The story of the eldest sons of Aaron is a tragic tale that is described in the Torah in the vaguest of terms. On the grand day of the inauguration of the Mishkan (Tabernacle), the Torah records that “Nadav and Avihu, the sons of Aaron, took each of them his censer (offering pan), and put fire in them and laid incense on then, and offered strange fire before God, which He had not commanded them. And there came forth fire from before God and devoured them, and they died before God” (Leviticus 10:1-2).
Nothing further is written concerning their deaths, and no specific explanation is given. This ambiguity has resulted in a great deal of explanation that is extrapolated from the text by the commentators. Some of the interpreters imply that Nadav and Avihu were taken because of their righteousness. Thus, according to the Midrash in Leviticus Rabbah 12:2, Moses said to Aaron: “My brother, at Sinai, I was told that I would sanctify this House, and through a great man would I sanctify it, and I thought that either through me or through you would this House be sanctified, but now [I see that] your two sons are greater than you or I.”

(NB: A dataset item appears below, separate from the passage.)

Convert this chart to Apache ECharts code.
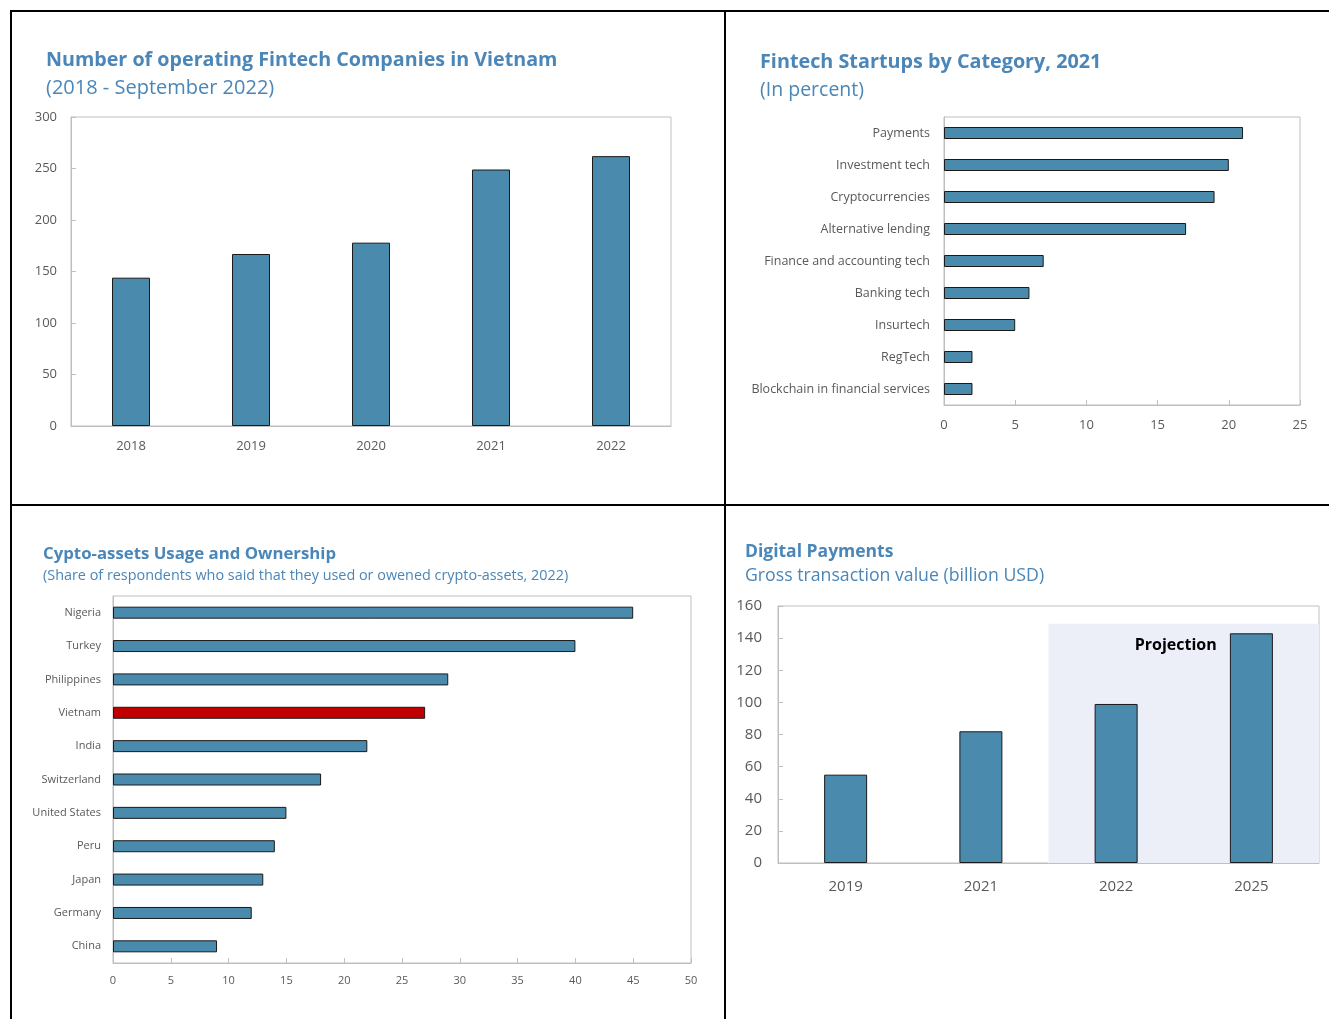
<!DOCTYPE html>
<html>
<head>
<meta charset="utf-8">
<script src="https://cdn.jsdelivr.net/npm/echarts@6/dist/echarts.min.js"></script>
<style>
  html, body { margin: 0; padding: 0; background: #fff; }
  #chart { position: absolute; left: 0; top: 0; width: 1329px; height: 1019px; }
  .line { position: absolute; background: #000; }
</style>
</head>
<body>
<div id="chart"></div>
<!-- panel frame -->
<div class="line" style="left:10px;top:10px;width:1319px;height:2px"></div>
<div class="line" style="left:10px;top:10px;width:2px;height:1009px"></div>
<div class="line" style="left:724px;top:10px;width:2px;height:1009px"></div>
<div class="line" style="left:10px;top:504px;width:1319px;height:2px"></div>

<script>
// 1. operating fintech companies
const fintechYears = ['2018', '2019', '2020', '2021', '2022']
const fintechCounts = [144, 167, 178, 249, 262]

// 2. startups by category (percent)
const startupCategories = [
  'Payments', 'Investment tech', 'Cryptocurrencies', 'Alternative lending',
  'Finance and accounting tech', 'Banking tech', 'Insurtech', 'RegTech',
  'Blockchain in financial services'
]
const startupShares = [21, 20, 19, 17, 7, 6, 5, 2, 2]

// 3. crypto usage (percent of respondents)
const cryptoCountries = [
  'Nigeria', 'Turkey', 'Philippines', 'Vietnam', 'India', 'Switzerland',
  'United States', 'Peru', 'Japan', 'Germany', 'China'
]
const cryptoShares = [45, 40, 29, 27, 22, 18, 15, 14, 13, 12, 9]
const highlightCountry = 'Vietnam'

// 4. digital payments (billion USD)
const paymentYears = ['2019', '2021', '2022', '2025']
const paymentValues = [55, 82, 99, 143]
// projection band, in category slots (2022 .. 2025) and value height
const projectionFrom = 2
const projectionTo = 4
const projectionTop = 149

const BLUE = '#4a8bad'
const RED = '#c00000'
const TITLE = '#4a86b8'
const LABEL = '#595959'
const AXIS = '#bfbfbf'
const FONT = 'Open Sans'

const barStyle = { color: BLUE, borderColor: '#1a1a1a', borderWidth: 1 }

function gridBox(left, top, width, height) {
  return { left, top, width, height, show: true, borderColor: AXIS, borderWidth: 1, containLabel: false }
}

function titleItem(text, left, top, size, bold) {
  return {
    text, left, top, padding: 0,
    textStyle: { color: TITLE, fontFamily: FONT, fontSize: size, fontWeight: bold ? 'bold' : 'normal' }
  }
}

function catAxis(gridIndex, data, size, margin, extra) {
  return Object.assign({
    type: 'category', gridIndex, data,
    axisLine: { lineStyle: { color: AXIS } },
    axisTick: { inside: true, length: 5, lineStyle: { color: AXIS } },
    axisLabel: { color: LABEL, fontFamily: FONT, fontSize: size, margin }
  }, extra || {})
}

function valAxis(gridIndex, max, interval, size, margin) {
  return {
    type: 'value', gridIndex, min: 0, max, interval,
    axisLine: { show: true, lineStyle: { color: AXIS } },
    axisTick: { show: true, inside: true, length: 5, lineStyle: { color: AXIS } },
    splitLine: { show: false },
    axisLabel: { color: LABEL, fontFamily: FONT, fontSize: size, margin }
  }
}

const chart = echarts.init(document.getElementById('chart'))

chart.setOption({
  animation: false,
  title: [
    titleItem('Number of operating Fintech Companies in Vietnam', 46, 50, 19.7, true),
    titleItem('(2018 - September 2022)', 46, 78, 20, false),
    titleItem('Fintech Startups by Category, 2021', 760, 52, 19.8, true),
    titleItem('(In percent)', 760, 80, 19.5, false),
    titleItem('Cypto-assets Usage and Ownership', 43, 546, 16.8, true),
    titleItem('(Share of respondents who said that they used or owened crypto-assets, 2022)', 43, 569, 14.4, false),
    titleItem('Digital Payments', 745, 543, 17.5, true),
    titleItem('Gross transaction value (billion USD)', 745, 567, 17.7, false)
  ],
  grid: [
    gridBox(71, 117, 600, 309),
    gridBox(944, 117, 356, 288),
    gridBox(113, 596, 578, 367),
    gridBox(778, 606, 541, 257)
  ],
  xAxis: [
    catAxis(0, fintechYears, 13, 14),
    valAxis(1, 25, 5, 13, 14),
    valAxis(2, 50, 5, 11, 12),
    catAxis(3, paymentYears, 15, 16),
    { type: 'value', gridIndex: 3, min: 0, max: paymentYears.length, show: false }
  ],
  yAxis: [
    valAxis(0, 300, 50, 13, 14),
    catAxis(1, startupCategories, 12.5, 14, { inverse: true }),
    catAxis(2, cryptoCountries, 11, 12, { inverse: true }),
    valAxis(3, 160, 20, 15, 16)
  ],
  series: [
    {
      type: 'bar', xAxisIndex: 0, yAxisIndex: 0,
      data: fintechCounts, barWidth: 38, itemStyle: barStyle
    },
    {
      type: 'bar', xAxisIndex: 1, yAxisIndex: 1,
      data: startupShares, barWidth: 12, itemStyle: barStyle
    },
    {
      type: 'bar', xAxisIndex: 2, yAxisIndex: 2, barWidth: 12, itemStyle: barStyle,
      data: cryptoShares.map((v, i) => cryptoCountries[i] === highlightCountry
        ? { value: v, itemStyle: { color: RED } }
        : v)
    },
    {
      // projection shading, on the hidden slot axis
      type: 'line', xAxisIndex: 4, yAxisIndex: 3, data: [], z: 1, silent: true,
      markArea: {
        silent: true,
        itemStyle: { color: '#eceff7' },
        label: {
          show: true, position: 'insideTop', distance: 14, offset: [-8, 0],
          color: '#000', fontFamily: FONT, fontSize: 16, fontWeight: 'bold'
        },
        data: [[
          { name: 'Projection', xAxis: projectionFrom, yAxis: 0 },
          { xAxis: projectionTo, yAxis: projectionTop }
        ]]
      }
    },
    {
      type: 'bar', xAxisIndex: 3, yAxisIndex: 3, z: 3,
      data: paymentValues, barWidth: 43, itemStyle: barStyle
    }
  ]
})
</script>
</body>
</html>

Other opinions, however, find fault in the behavior of Nadav and Avihu. One often-cited Midrash describes them as having been intoxicated at the time of the inauguration. This is extrapolated from the subject of the verse that immediately follows God’s instructions to Aaron and his sons not to mourn,* in which He warns Aaron: “Drink no wine nor strong drink, you, nor your sons with you, when you go into the tent of meeting, that you do not die; it shall be a statute forever throughout your generations” (Leviticus 10:9).
*Aaron and his remaining two sons, Eleazar and Ithamar, were commanded to continue with the inauguration service and not to mourn since their role to the nation superceded their individual tragedy. (After the inauguration, Nadav and Avihu were mourned by the nation.)